5. Niet in geschil is dat eiser op 23 november 2018 een bedrag van € 12.372,75 van Stichting Mooi uitgekeerd heeft gekregen. Evenmin is in geschil dat dit bedrag is uitgekeerd naar aanleiding van de beschikking van 29 oktober 2019 van de kantonrechter. Het geschil spitst zich toe op de vraag of dit bedrag kan worden aangemerkt als inkomen bestemd om te voorzien in de noodzakelijke kosten van het bestaan.
6. De rechtbank beantwoordt deze vraag bevestigend. Volgens vaste rechtspraak (zie de uitspraken van de Centrale Raad van Beroep van 3 januari 2006, ECLI:NL:CRVB:2006:AU9495 en van 22 november 2016, ECLI:NL:CRVB:2016:4529), dient een vergoeding als hier in geding te worden beschouwd als inkomen bestemd om te voorzien in de noodzakelijke kosten van het bestaan voor de periode na de beëindiging van de arbeidsovereenkomst, tenzij voldoende en ondubbelzinnig blijkt dat deze vergoeding een andere bestemming heeft. Van dat laatste is geen sprake. De beschikking biedt geen onderbouwing van eisers stelling dat de vergoeding de bestemming heeft van loon voor de periode voorafgaand aan de ontbinding van de arbeidsovereenkomst. De beschikking vermeldt enkel dat partijen het erover eens zijn dat eiser aanspraak heeft op een beëindigingsvergoeding van € 19.500,- bruto en dat Stichting Mooi zal worden veroordeeld tot het betalen van die vergoeding. Eiser heeft op 29 oktober 2018 ter zitting van de kantonrechter een vaststellingsovereenkomst gesloten; daarin is afgesproken dat de arbeidsovereenkomst met ingang van de volgende dag, 30 oktober 2018, wordt ontbonden, zodat er na de ontbindingsbeschikking geen sprake is geweest van een periode waarin geen loon is uitbetaald. Daarbij komt dat uit die vaststellingsovereenkomst evenmin blijkt dat eiser zonder loonbetaling vrijgesteld is geweest van zijn werkzaamheden. Eiser heeft evenmin op andere wijze onderbouwd dat de vergoeding als loon dient te worden aangemerkt. Het betoog faalt. 7. Niet in geschil is dat eiser niet bij verweerder heeft gemeld dat hij een ontslagvergoeding heeft ontvangen. Naar de rechtbank begrijpt voert eiser aan dat hij zijn inlichtingenplicht niet heeft geschonden omdat hij in de veronderstelling verkeerde dat hij dit geld niet hoefde aan te wenden voor de kosten van levensonderhoud. Dit betoog slaagt evenmin. De ontvangst van € 12.372,75 is een gegeven waarvan het eiser redelijkerwijs duidelijk had moeten zijn dat deze van invloed kan zijn op het recht op bijstand, zodat hij de ontvangst daarvan had moeten melden. Daarbij komt nog dat in het toekenningsbesluit van 10 augustus 2018 uitdrukkelijk is vermeld dat eiser een verandering in zijn financiële situatie bij verweerder dient te melden.

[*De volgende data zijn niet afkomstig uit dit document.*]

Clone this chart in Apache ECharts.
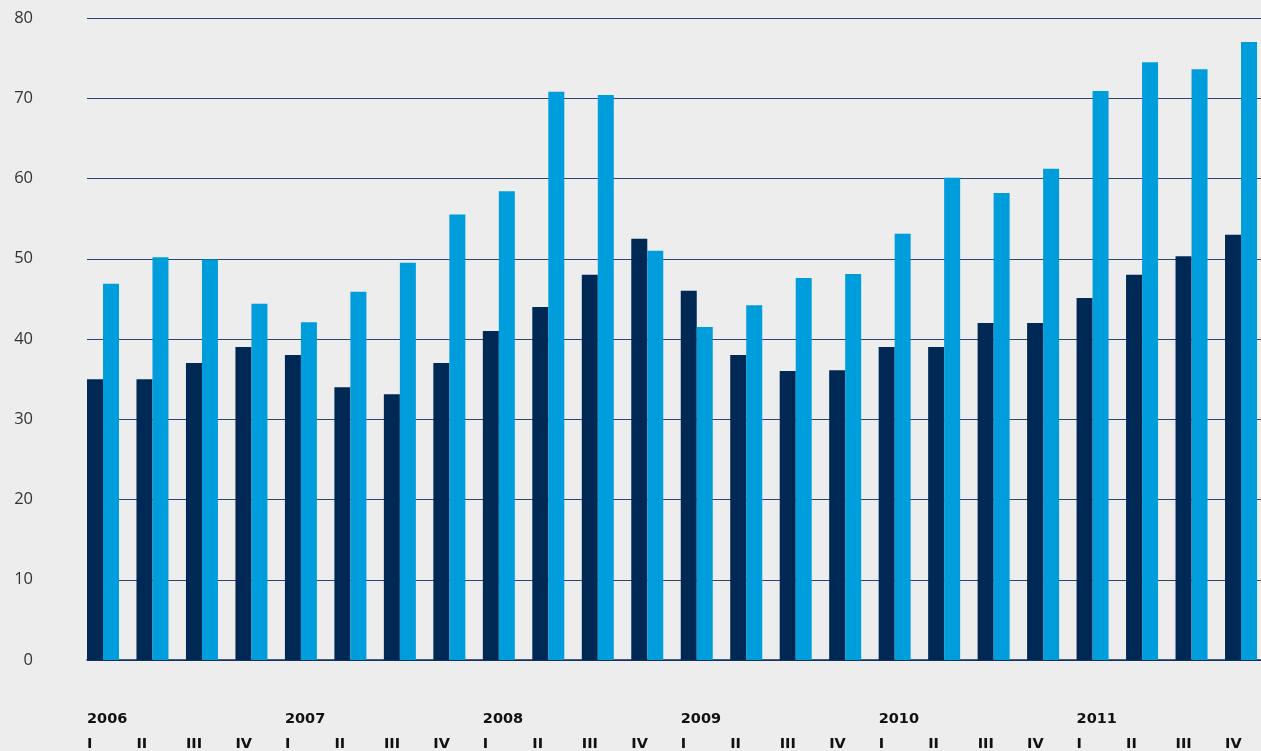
<!DOCTYPE html>
<html>
<head>
<meta charset="utf-8">
<script src="https://cdn.jsdelivr.net/npm/echarts@6/dist/echarts.min.js"></script>
<style>
html,body{margin:0;padding:0;background:#ededed;}
#chart{width:1261px;height:751px;}
</style>
</head>
<body>
<div id="chart"></div>
<script>
// Data
const years = ['2006','2007','2008','2009','2010','2011'];
const quarters = ['I','II','III','IV'];
const darkValues = [35,35,37,39, 38,34,33.1,37, 41,44,48,52.5, 46,38,36,36.1, 39,39,42,42, 45.1,48,50.3,53];
const lightValues = [46.9,50.2,49.9,44.4, 42.1,45.9,49.5,55.5, 58.4,70.8,70.4,51.0, 41.5,44.2,47.6,48.1, 53.1,60.1,58.2,61.2, 70.9,74.5,73.6,77.0];
const yTicks = [0,10,20,30,40,50,60,70,80];

const categories = [];
years.forEach(y => quarters.forEach(q => categories.push(y + ' ' + q)));
// label axis: boundaries of each category (25 ticks)
const labelCats = categories.concat(['']);

const chart = echarts.init(document.getElementById('chart'));
chart.setOption({
  backgroundColor: '#ededed',
  animation: false,
  grid: {left: 87, top: 18, width: 1187.5, height: 642, containLabel: false, outerBoundsMode: 'none'},
  xAxis: [
    {
      type: 'category',
      data: categories,
      position: 'bottom',
      axisLine: {show: true, onZero: true, lineStyle: {color: '#0e2f5a', width: 1.5}},
      axisTick: {show: false},
      axisLabel: {show: false},
      splitLine: {show: false}
    },
    {
      type: 'category',
      data: labelCats,
      position: 'bottom',
      boundaryGap: false,
      axisLine: {show: false},
      axisTick: {show: false},
      splitLine: {show: false},
      axisLabel: {
        show: true,
        interval: 0,
        margin: 47,
        align: 'left',
        verticalAlign: 'top',
        formatter: function (v) {
          if (!v) return '';
          const parts = v.split(' ');
          const isFirst = parts[1] === 'I';
          return '{y|' + (isFirst ? parts[0] : ' ') + '}\n{q|' + parts[1] + '}';
        },
        rich: {
          y: {fontFamily: 'DejaVu Sans', fontWeight: 'bold', fontSize: 14.5, color: '#111', lineHeight: 25, align: 'left'},
          q: {fontFamily: 'DejaVu Sans', fontWeight: 'bold', fontSize: 14.5, color: '#111', lineHeight: 25, align: 'left'}
        }
      }
    }
  ],
  yAxis: {
    type: 'value',
    min: 0,
    max: 80,
    interval: 10,
    axisLine: {show: false},
    axisTick: {show: false},
    axisLabel: {
      margin: 54,
      fontFamily: 'Open Sans',
      fontSize: 16.5,
      color: '#333',
      formatter: function (v) { return yTicks.indexOf(v) >= 0 ? String(v) : ''; }
    },
    splitLine: {show: true, lineStyle: {color: '#2a4670', width: 1.2}}
  },
  series: [
    {
      type: 'bar',
      data: darkValues,
      barWidth: 16,
      barGap: '0%',
      itemStyle: {color: '#002855'},
      silent: true
    },
    {
      type: 'bar',
      data: lightValues,
      barWidth: 16,
      barGap: '0%',
      itemStyle: {color: '#009ddc'},
      silent: true
    },
    {
      type: 'bar',
      data: [],
      barWidth: 17.48,
      barGap: '0%',
      itemStyle: {color: 'rgba(0,0,0,0)'},
      silent: true
    }
  ]
});
</script>
</body>
</html>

8. Uit het bovenstaande volgt dat eiser de op hem rustende inlichtingenverplichting ingevolge artikel 17, eerste lid, van de Pw heeft geschonden door geen melding te doen van de door hem ontvangen ontslagvergoeding. Verweerder was daarom gehouden op grond van artikel 54, derde lid, van de Pw de bijstand met ingang van 1 maart 2019 in te trekken en op grond van artikel 58, eerste lid, van de Pw de gemaakte kosten van bijstand over de periode van 1 maart 2019 tot en met 30 april 2019 tot € 1.948,54 terug te vorderen. Niet gebleken is van dringende redenen op grond waarvan verweerder in dit geval had moeten afzien van terugvordering van de bijstand.
9. Voor een proceskostenveroordeling bestaat geen aanleiding.
Beslissing
De rechtbank verklaart het beroep ongegrond.
Deze uitspraak is gedaan door mr. D.R. van der Meer, rechter, in aanwezigheid van mr. E.L. Denters, griffier. De beslissing is in het openbaar uitgesproken op 26 juni 2020.